- EXERCISE INSTRUCTIONS -
Your task is to copy each line that has the word "with".

- THE INPUT -
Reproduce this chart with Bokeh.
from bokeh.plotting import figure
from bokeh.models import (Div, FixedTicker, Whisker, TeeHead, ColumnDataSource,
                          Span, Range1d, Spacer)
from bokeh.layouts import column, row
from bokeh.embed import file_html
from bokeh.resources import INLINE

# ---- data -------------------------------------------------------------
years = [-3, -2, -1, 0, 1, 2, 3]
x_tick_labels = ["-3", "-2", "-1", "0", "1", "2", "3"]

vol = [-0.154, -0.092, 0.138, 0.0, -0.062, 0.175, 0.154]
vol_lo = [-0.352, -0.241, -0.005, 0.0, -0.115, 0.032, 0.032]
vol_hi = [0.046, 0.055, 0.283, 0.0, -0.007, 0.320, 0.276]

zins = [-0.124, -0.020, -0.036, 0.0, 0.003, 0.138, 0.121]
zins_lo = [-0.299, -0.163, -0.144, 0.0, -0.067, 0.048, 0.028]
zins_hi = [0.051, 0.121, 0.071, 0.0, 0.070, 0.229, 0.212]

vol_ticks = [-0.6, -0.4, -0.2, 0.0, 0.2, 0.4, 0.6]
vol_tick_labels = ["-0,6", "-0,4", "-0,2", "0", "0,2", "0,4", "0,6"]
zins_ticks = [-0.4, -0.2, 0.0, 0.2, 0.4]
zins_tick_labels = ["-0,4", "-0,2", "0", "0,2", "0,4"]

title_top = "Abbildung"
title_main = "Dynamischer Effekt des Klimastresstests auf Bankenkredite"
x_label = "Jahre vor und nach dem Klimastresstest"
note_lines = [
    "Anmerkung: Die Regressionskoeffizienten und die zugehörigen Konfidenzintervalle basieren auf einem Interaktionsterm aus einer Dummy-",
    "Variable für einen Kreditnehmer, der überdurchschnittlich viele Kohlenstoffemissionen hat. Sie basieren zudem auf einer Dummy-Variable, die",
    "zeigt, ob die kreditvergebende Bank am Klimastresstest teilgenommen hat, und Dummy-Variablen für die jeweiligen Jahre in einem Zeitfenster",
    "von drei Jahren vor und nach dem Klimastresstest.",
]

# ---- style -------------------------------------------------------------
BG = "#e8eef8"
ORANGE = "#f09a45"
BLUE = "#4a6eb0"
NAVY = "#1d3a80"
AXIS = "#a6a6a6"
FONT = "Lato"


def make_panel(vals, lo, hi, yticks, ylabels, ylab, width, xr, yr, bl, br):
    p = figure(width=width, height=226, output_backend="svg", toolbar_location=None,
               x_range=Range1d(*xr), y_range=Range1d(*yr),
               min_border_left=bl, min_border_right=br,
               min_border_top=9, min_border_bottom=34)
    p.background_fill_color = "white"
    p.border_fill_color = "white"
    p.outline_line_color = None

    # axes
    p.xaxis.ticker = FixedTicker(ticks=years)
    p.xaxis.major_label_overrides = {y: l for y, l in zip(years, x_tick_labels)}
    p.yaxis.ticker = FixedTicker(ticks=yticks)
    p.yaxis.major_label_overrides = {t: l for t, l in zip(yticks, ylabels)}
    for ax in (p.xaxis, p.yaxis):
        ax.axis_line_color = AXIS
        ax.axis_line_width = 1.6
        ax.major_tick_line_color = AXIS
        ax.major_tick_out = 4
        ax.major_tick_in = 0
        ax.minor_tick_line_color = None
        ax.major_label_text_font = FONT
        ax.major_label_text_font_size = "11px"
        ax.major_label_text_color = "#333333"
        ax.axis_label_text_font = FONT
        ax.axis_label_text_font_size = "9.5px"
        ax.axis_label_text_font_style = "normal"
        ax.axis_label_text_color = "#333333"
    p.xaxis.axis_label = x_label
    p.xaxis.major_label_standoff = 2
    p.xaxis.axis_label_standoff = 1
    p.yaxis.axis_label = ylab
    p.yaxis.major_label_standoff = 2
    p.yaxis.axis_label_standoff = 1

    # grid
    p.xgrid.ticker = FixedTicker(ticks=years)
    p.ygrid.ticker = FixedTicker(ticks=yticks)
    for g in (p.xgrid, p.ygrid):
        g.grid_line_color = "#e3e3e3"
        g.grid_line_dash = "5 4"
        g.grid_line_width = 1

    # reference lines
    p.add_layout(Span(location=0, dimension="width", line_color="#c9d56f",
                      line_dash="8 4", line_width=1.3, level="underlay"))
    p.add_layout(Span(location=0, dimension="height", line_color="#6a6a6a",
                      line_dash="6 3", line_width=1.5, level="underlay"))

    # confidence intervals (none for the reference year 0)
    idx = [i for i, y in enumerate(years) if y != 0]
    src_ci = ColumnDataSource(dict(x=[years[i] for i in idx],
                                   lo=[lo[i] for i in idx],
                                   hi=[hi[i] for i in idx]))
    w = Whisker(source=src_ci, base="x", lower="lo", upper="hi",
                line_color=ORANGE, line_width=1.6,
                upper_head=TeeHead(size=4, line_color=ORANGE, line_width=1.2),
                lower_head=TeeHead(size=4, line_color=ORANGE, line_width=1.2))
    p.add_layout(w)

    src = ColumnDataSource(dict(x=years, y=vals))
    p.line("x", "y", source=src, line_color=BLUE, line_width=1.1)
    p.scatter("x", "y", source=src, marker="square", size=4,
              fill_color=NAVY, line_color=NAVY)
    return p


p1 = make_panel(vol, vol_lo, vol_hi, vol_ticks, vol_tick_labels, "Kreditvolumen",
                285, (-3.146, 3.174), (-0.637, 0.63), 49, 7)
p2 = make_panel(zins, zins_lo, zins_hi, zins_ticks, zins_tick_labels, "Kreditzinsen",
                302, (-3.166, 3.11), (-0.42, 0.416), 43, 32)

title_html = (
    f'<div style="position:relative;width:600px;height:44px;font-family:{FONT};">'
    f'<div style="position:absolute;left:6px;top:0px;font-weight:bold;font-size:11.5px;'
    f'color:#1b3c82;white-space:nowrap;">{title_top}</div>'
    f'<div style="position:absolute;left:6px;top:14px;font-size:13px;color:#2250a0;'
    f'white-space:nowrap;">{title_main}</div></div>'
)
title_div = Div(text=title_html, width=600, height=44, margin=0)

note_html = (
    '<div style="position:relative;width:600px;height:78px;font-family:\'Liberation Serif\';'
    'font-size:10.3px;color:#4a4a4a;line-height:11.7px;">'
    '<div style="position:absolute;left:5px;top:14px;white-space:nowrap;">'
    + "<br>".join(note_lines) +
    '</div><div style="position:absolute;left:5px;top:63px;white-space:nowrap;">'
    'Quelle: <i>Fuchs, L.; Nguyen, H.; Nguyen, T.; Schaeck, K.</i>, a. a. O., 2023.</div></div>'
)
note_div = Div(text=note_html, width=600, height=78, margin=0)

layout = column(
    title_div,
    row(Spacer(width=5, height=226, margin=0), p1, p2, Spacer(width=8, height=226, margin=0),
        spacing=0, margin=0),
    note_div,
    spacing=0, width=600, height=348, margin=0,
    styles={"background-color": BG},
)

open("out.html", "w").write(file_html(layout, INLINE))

==

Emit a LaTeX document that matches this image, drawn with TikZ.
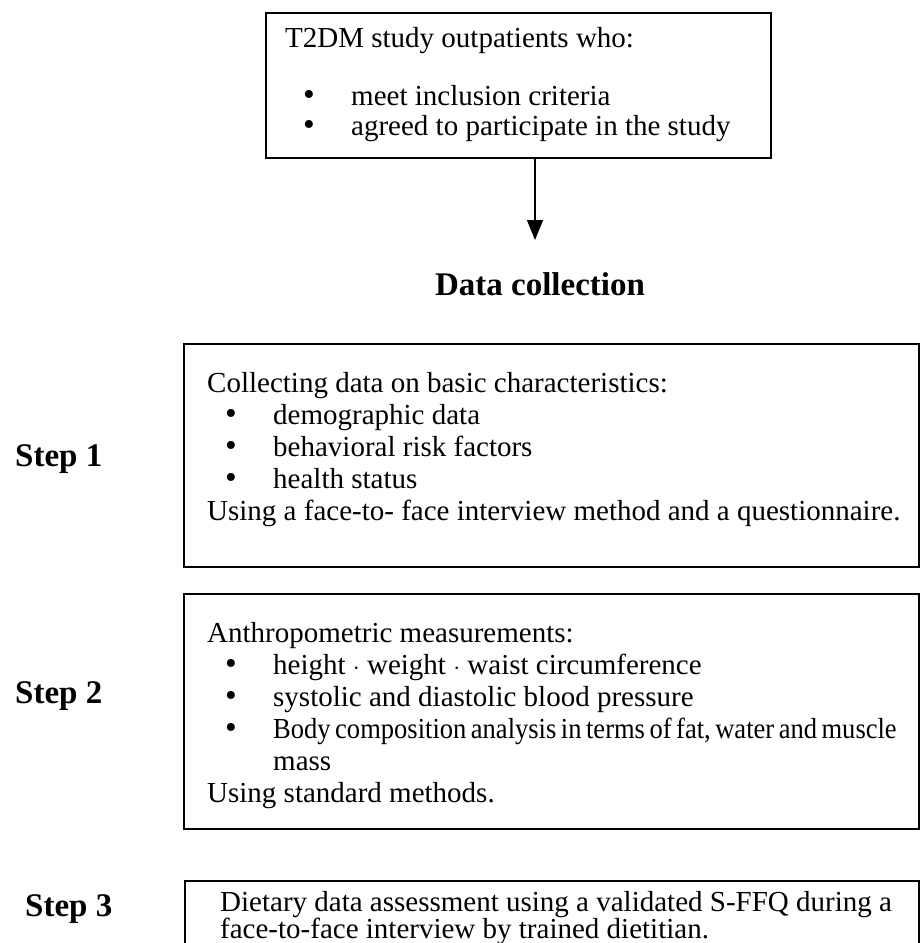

- THE RESPONSE -
Reproduce this chart with Bokeh.
Emit a LaTeX document that matches this image, drawn with TikZ.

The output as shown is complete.